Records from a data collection

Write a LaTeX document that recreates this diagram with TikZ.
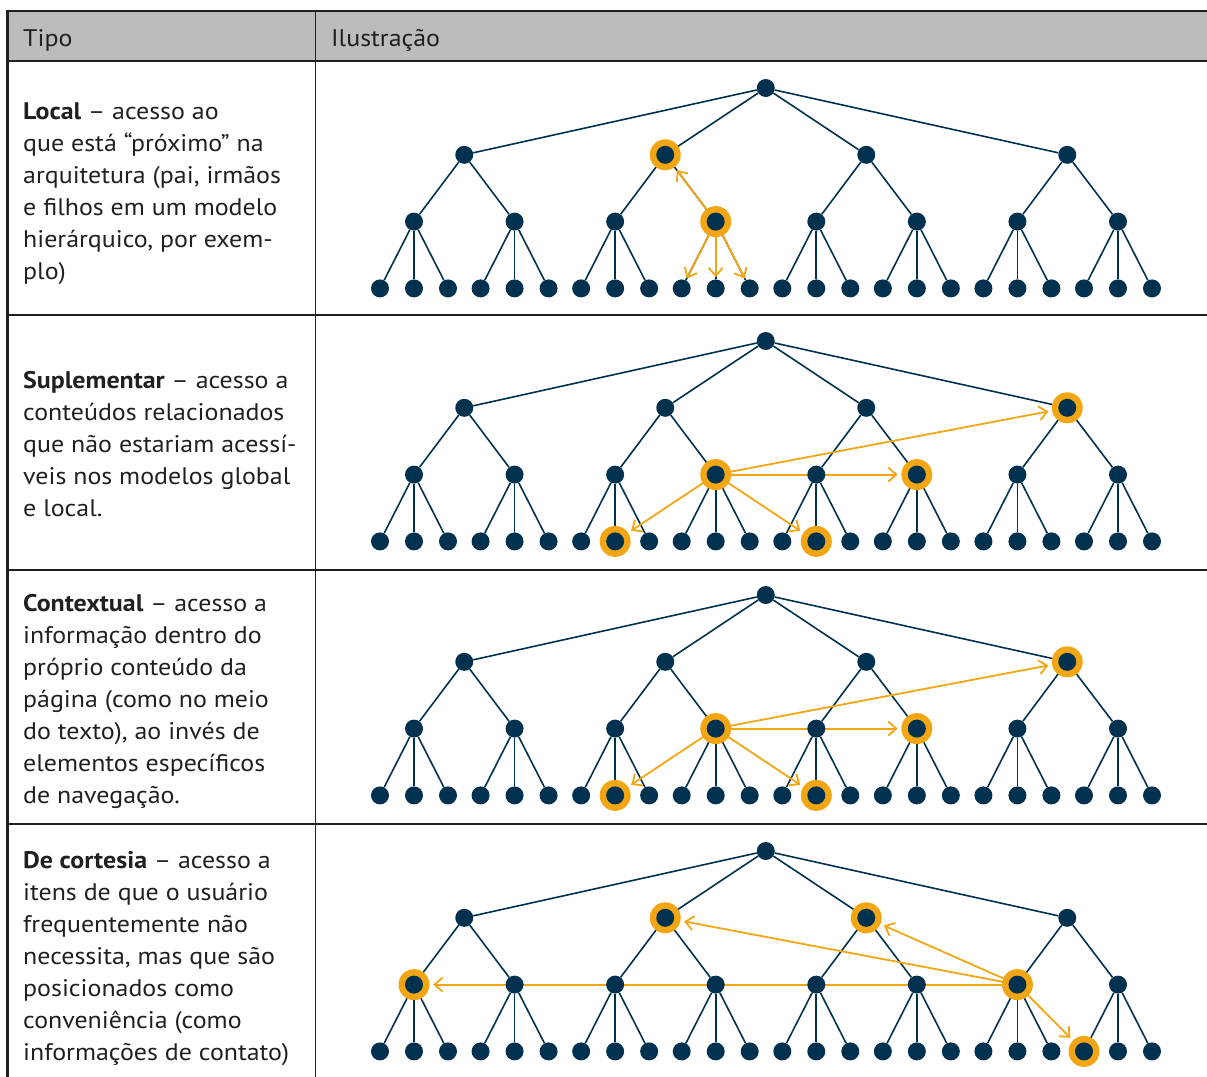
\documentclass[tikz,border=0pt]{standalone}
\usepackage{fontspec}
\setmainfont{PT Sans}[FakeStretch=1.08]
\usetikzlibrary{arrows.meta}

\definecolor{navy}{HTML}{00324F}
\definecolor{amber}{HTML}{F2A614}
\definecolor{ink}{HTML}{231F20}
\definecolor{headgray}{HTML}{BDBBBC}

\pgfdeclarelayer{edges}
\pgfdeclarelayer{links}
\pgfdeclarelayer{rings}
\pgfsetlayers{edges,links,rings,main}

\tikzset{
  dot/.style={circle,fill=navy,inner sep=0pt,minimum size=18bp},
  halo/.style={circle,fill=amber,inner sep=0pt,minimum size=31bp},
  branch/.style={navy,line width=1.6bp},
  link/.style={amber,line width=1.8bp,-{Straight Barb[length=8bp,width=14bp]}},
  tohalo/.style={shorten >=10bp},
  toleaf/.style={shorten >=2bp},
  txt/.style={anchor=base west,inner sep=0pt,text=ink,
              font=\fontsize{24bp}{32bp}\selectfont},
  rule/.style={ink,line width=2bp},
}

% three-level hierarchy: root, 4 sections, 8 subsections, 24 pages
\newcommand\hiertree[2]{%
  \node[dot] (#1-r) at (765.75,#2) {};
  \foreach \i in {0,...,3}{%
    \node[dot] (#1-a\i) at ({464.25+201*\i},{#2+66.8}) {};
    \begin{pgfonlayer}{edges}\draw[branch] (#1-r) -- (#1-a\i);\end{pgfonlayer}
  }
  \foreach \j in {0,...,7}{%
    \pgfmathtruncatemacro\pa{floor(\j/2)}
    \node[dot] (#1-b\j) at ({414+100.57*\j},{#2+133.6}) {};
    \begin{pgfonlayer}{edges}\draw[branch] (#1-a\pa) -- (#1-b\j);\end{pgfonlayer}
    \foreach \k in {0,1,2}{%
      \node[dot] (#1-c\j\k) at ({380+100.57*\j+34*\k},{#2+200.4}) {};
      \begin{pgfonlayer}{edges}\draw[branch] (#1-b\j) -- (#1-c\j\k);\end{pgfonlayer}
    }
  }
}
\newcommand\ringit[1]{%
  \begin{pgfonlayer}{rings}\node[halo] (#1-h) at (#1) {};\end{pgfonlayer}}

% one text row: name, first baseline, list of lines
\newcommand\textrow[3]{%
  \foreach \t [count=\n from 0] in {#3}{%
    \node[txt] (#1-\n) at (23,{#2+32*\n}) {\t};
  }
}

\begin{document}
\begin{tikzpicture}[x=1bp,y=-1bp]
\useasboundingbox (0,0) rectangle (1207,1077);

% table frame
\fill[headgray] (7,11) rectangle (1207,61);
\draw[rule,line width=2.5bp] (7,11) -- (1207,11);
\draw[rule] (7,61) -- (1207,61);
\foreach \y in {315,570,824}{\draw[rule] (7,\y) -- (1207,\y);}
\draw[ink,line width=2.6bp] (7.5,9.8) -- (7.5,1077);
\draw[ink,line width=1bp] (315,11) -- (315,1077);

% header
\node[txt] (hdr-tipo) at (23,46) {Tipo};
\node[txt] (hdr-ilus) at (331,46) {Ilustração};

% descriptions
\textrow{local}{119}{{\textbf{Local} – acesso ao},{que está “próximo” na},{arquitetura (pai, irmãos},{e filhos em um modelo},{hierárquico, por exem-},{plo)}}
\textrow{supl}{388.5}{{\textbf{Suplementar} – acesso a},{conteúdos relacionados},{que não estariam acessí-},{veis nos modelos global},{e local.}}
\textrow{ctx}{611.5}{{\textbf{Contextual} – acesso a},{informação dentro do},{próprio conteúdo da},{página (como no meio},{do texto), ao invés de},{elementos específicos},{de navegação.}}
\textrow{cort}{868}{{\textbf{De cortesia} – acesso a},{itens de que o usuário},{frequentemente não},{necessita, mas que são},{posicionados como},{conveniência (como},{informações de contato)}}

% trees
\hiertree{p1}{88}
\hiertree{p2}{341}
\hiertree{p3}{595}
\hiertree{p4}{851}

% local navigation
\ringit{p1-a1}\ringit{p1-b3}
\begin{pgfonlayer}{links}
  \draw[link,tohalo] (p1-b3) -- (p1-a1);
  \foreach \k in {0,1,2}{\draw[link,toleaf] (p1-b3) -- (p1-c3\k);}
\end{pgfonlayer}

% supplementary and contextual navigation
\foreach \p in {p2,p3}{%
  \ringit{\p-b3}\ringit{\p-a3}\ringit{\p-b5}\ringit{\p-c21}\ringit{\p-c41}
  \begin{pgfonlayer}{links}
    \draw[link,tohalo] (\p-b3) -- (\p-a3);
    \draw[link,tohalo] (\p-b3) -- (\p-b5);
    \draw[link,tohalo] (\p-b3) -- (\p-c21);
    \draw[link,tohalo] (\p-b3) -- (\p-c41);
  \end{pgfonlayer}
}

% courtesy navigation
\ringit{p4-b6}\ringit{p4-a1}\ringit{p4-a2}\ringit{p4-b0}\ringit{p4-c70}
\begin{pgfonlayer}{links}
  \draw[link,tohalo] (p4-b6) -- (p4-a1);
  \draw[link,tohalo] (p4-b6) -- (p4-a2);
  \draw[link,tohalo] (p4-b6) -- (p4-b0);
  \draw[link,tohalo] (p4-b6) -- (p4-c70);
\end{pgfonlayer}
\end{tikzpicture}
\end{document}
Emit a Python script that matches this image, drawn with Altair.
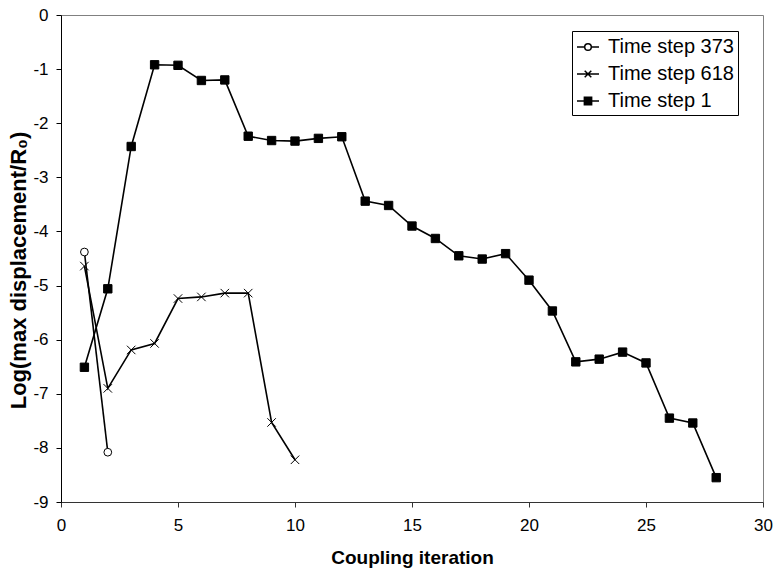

_Objective_
Reproduce all of the material above word for word. Omit the pictures.

_Answer to this problem_
Write a LaTeX document that recreates this diagram with TikZ.
\documentclass[tikz,border=0pt]{standalone}
\usepackage{fontspec}
\setmainfont{PT Sans}[FakeStretch=1.08]
\usetikzlibrary{arrows.meta}

\definecolor{navy}{HTML}{00324F}
\definecolor{amber}{HTML}{F2A614}
\definecolor{ink}{HTML}{231F20}
\definecolor{headgray}{HTML}{BDBBBC}

\pgfdeclarelayer{edges}
\pgfdeclarelayer{links}
\pgfdeclarelayer{rings}
\pgfsetlayers{edges,links,rings,main}

\tikzset{
  dot/.style={circle,fill=navy,inner sep=0pt,minimum size=18bp},
  halo/.style={circle,fill=amber,inner sep=0pt,minimum size=31bp},
  branch/.style={navy,line width=1.6bp},
  link/.style={amber,line width=1.8bp,-{Straight Barb[length=8bp,width=14bp]}},
  tohalo/.style={shorten >=10bp},
  toleaf/.style={shorten >=2bp},
  txt/.style={anchor=base west,inner sep=0pt,text=ink,
              font=\fontsize{24bp}{32bp}\selectfont},
  rule/.style={ink,line width=2bp},
}

% three-level hierarchy: root, 4 sections, 8 subsections, 24 pages
\newcommand\hiertree[2]{%
  \node[dot] (#1-r) at (765.75,#2) {};
  \foreach \i in {0,...,3}{%
    \node[dot] (#1-a\i) at ({464.25+201*\i},{#2+66.8}) {};
    \begin{pgfonlayer}{edges}\draw[branch] (#1-r) -- (#1-a\i);\end{pgfonlayer}
  }
  \foreach \j in {0,...,7}{%
    \pgfmathtruncatemacro\pa{floor(\j/2)}
    \node[dot] (#1-b\j) at ({414+100.57*\j},{#2+133.6}) {};
    \begin{pgfonlayer}{edges}\draw[branch] (#1-a\pa) -- (#1-b\j);\end{pgfonlayer}
    \foreach \k in {0,1,2}{%
      \node[dot] (#1-c\j\k) at ({380+100.57*\j+34*\k},{#2+200.4}) {};
      \begin{pgfonlayer}{edges}\draw[branch] (#1-b\j) -- (#1-c\j\k);\end{pgfonlayer}
    }
  }
}
\newcommand\ringit[1]{%
  \begin{pgfonlayer}{rings}\node[halo] (#1-h) at (#1) {};\end{pgfonlayer}}

% one text row: name, first baseline, list of lines
\newcommand\textrow[3]{%
  \foreach \t [count=\n from 0] in {#3}{%
    \node[txt] (#1-\n) at (23,{#2+32*\n}) {\t};
  }
}

\begin{document}
\begin{tikzpicture}[x=1bp,y=-1bp]
\useasboundingbox (0,0) rectangle (1207,1077);

% table frame
\fill[headgray] (7,11) rectangle (1207,61);
\draw[rule,line width=2.5bp] (7,11) -- (1207,11);
\draw[rule] (7,61) -- (1207,61);
\foreach \y in {315,570,824}{\draw[rule] (7,\y) -- (1207,\y);}
\draw[ink,line width=2.6bp] (7.5,9.8) -- (7.5,1077);
\draw[ink,line width=1bp] (315,11) -- (315,1077);

% header
\node[txt] (hdr-tipo) at (23,46) {Tipo};
\node[txt] (hdr-ilus) at (331,46) {Ilustração};

% descriptions
\textrow{local}{119}{{\textbf{Local} – acesso ao},{que está “próximo” na},{arquitetura (pai, irmãos},{e filhos em um modelo},{hierárquico, por exem-},{plo)}}
\textrow{supl}{388.5}{{\textbf{Suplementar} – acesso a},{conteúdos relacionados},{que não estariam acessí-},{veis nos modelos global},{e local.}}
\textrow{ctx}{611.5}{{\textbf{Contextual} – acesso a},{informação dentro do},{próprio conteúdo da},{página (como no meio},{do texto), ao invés de},{elementos específicos},{de navegação.}}
\textrow{cort}{868}{{\textbf{De cortesia} – acesso a},{itens de que o usuário},{frequentemente não},{necessita, mas que são},{posicionados como},{conveniência (como},{informações de contato)}}

% trees
\hiertree{p1}{88}
\hiertree{p2}{341}
\hiertree{p3}{595}
\hiertree{p4}{851}

% local navigation
\ringit{p1-a1}\ringit{p1-b3}
\begin{pgfonlayer}{links}
  \draw[link,tohalo] (p1-b3) -- (p1-a1);
  \foreach \k in {0,1,2}{\draw[link,toleaf] (p1-b3) -- (p1-c3\k);}
\end{pgfonlayer}

% supplementary and contextual navigation
\foreach \p in {p2,p3}{%
  \ringit{\p-b3}\ringit{\p-a3}\ringit{\p-b5}\ringit{\p-c21}\ringit{\p-c41}
  \begin{pgfonlayer}{links}
    \draw[link,tohalo] (\p-b3) -- (\p-a3);
    \draw[link,tohalo] (\p-b3) -- (\p-b5);
    \draw[link,tohalo] (\p-b3) -- (\p-c21);
    \draw[link,tohalo] (\p-b3) -- (\p-c41);
  \end{pgfonlayer}
}

% courtesy navigation
\ringit{p4-b6}\ringit{p4-a1}\ringit{p4-a2}\ringit{p4-b0}\ringit{p4-c70}
\begin{pgfonlayer}{links}
  \draw[link,tohalo] (p4-b6) -- (p4-a1);
  \draw[link,tohalo] (p4-b6) -- (p4-a2);
  \draw[link,tohalo] (p4-b6) -- (p4-b0);
  \draw[link,tohalo] (p4-b6) -- (p4-c70);
\end{pgfonlayer}
\end{tikzpicture}
\end{document}
Emit a Python script that matches this image, drawn with Altair.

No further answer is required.